In my world, the badders are the ancestral enemies of the Coy Pu (mutant nutrias; if you don't know what a nutria is, they are basically 3-4' long rats that have taken over the Eugene-Springfield area of Oregon where I live). They spend most of their time in their extensive burrows underneath the swamps, and have hollowed out the southwest hills of post-apocalyptic Eugene where they raise their badder young and practice the art of warfare. The badders also worship the great worm Glargorion.
Glargorion is a unique mutation, a thousand foot long worm-like monstrosity that chews through solid earth and seeks out veins of metal to devour. After passing through Glargorion's digestive tracts, the metal is compressed, transformed and eventually defecated as pellets of glarg-ore. This metal is both incredibly strong and highly flexible, capable of stretching or compressing to twice or one half of its original dimensions, and it has many other interesting properties. It is capable of storing thoughts and images if a mutant with telepathic abilities spends time placing them in it. Images appear in perfect clarity on the side of the ore, while thoughts are accessible to any sentient creature that touches the metal.
When crafted by a master smith (and the badders have been perfecting the art of working with glarg-ore for hundreds of years) glarg-ore can be used to create weapons and armors that are nearly magical in their effectiveness. In game terms, when such an item is created a 1d4 roll equals the "magical" bonus of the item, +1 if the smith is a master craftsman. Glarg-ore armor is invaluable for mutants with the ability to alter their density, as it can expand and shrink with the mutant up to its natural limits (twice or 1/2 its size).
The badders have an intricate mythology centered around Glargorion, and spend a a great deal of time and energy collecting scrap metal from the ruins and dragging it down to a long tunnel far from the hub of badder society. There, the scrap metal is heaped up until it proves irresistible to the keen senses of Glargorion, and the mighty worm comes to collect its prize, leaving its valuable droppings in its wake. Glargorion visits only infrequently, and the badder shamans jealously guard the secrets of the pulsing rhythms that they send out into the earth with massive counter-weighted pillars, because these vibrations are the language of the god and help summon Glargorion when the precious supply of glarg-ore is running low.
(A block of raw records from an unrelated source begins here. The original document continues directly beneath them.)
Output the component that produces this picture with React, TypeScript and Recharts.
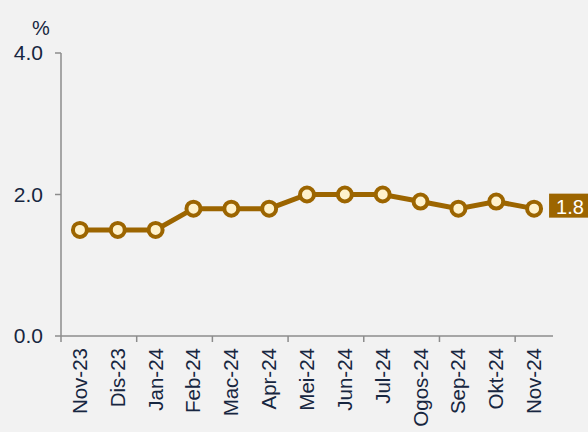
import React from "react";
import { LabelList, Line, LineChart, XAxis, YAxis } from "recharts";

const months = [
  "Nov-23", "Dis-23", "Jan-24", "Feb-24", "Mac-24", "Apr-24", "Mei-24",
  "Jun-24", "Jul-24", "Ogos-24", "Sep-24", "Okt-24", "Nov-24",
];
const rates = [1.5, 1.5, 1.5, 1.8, 1.8, 1.8, 2.0, 2.0, 2.0, 1.9, 1.8, 1.9, 1.8];
const yTicks = [0, 2, 4];

const data = months.map((m, i) => ({ month: m, rate: rates[i] }));

const brown = "#9C6500";
const axisColor = "#8c8c8c";
const textColor = "#172640";
const font = "'Liberation Sans', Arial, sans-serif";

function MonthTick({ x, y, payload, index, width, visibleTicksCount }: any) {
  const step = width / visibleTicksCount;
  return (
    <g>
      {index % 2 === 0 ? (
        <line x1={x - step / 2} x2={x - step / 2} y1={y - 8} y2={y - 2} stroke={axisColor} strokeWidth={1.5} />
      ) : null}
      <text
        x={0}
        y={0}
        transform={`translate(${x + 7},${y + 4}) rotate(-90)`}
        textAnchor="end"
        fontSize={20.5}
        fill={textColor}
        fontFamily={font}
      >
        {payload.value}
      </text>
    </g>
  );
}

function ValueTick({ x, y, payload }: any) {
  return (
    <text x={x} y={y + 7} textAnchor="end" fontSize={21} fill={textColor} fontFamily={font}>
      {Number(payload.value).toFixed(1)}
    </text>
  );
}

function UnitLabel({ viewBox }: any) {
  return (
    <text x={viewBox.x + 41} y={viewBox.y - 25} textAnchor="middle" dominantBaseline="central" fontSize={20} fill={textColor} fontFamily={font}>
      %
    </text>
  );
}

function EndLabel({ x, y, value, index }: any) {
  if (index !== rates.length - 1) return null;
  return (
    <g>
      <rect x={x + 15} y={y - 15} width={40} height={24} fill={brown} />
      <text x={x + 22} y={y + 5} fontSize={20} fill="#ffffff" fontFamily={font}>
        {Number(value).toFixed(1)}
      </text>
    </g>
  );
}

export default function App() {
  return (
    <div style={{ position: "absolute", left: 0, top: 0, width: 588, height: 432, background: "#f2f2f2" }}>
      <LineChart width={588} height={432} data={data} margin={{ top: 53, right: 35, left: 0, bottom: 0 }}>
        <XAxis
          dataKey="month"
          scale="band"
          interval={0}
          height={96}
          tickLine={false}
          axisLine={{ stroke: axisColor, strokeWidth: 1.5 }}
          tick={<MonthTick />}
        />
        <YAxis
          domain={[0, 4]}
          ticks={yTicks}
          width={61}
          tickSize={6}
          tickMargin={12}
          axisLine={{ stroke: axisColor, strokeWidth: 1.5 }}
          tickLine={{ stroke: axisColor, strokeWidth: 1.5 }}
          tick={<ValueTick />}
          label={<UnitLabel />}
        />
        <Line
          type="linear"
          dataKey="rate"
          stroke={brown}
          strokeWidth={5}
          dot={{ r: 7, fill: "#FFF2CC", stroke: brown, strokeWidth: 4 }}
          isAnimationActive={false}
        >
          <LabelList dataKey="rate" content={<EndLabel />} />
        </Line>
      </LineChart>
    </div>
  );
}
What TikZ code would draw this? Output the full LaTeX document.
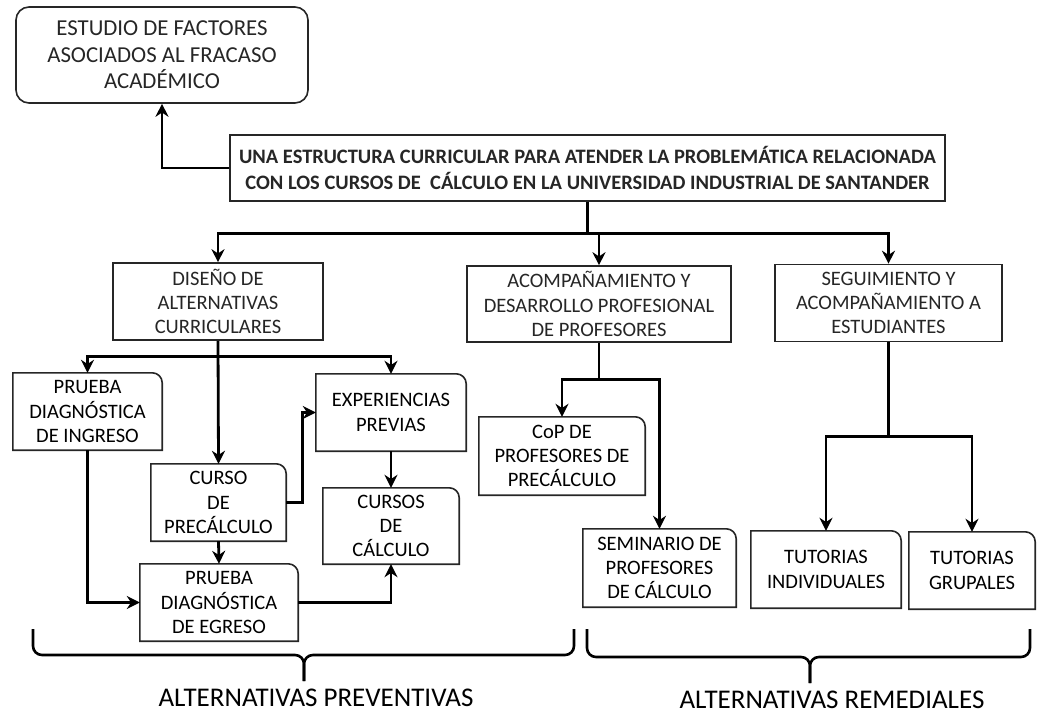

Glargorion can be a cruel god, and its meanderings occasionally take it through the populated areas of the badder tunnels. Then pandemonium ensues as the 20' wide maw gapes and whole families disappear into the depths of the worm. Then the shamans seek for signs and portents to reveal what displeased the mighty worm god, and great sacrifices are offered in its honor. Despite these occasional terrifying episodes, the tremendous value of the glarg-ore and the reassuring knowledge that their god is tangibly real and swimming through the solid earth somewhere below serve to keep the worship of Glargorion alive among the badders.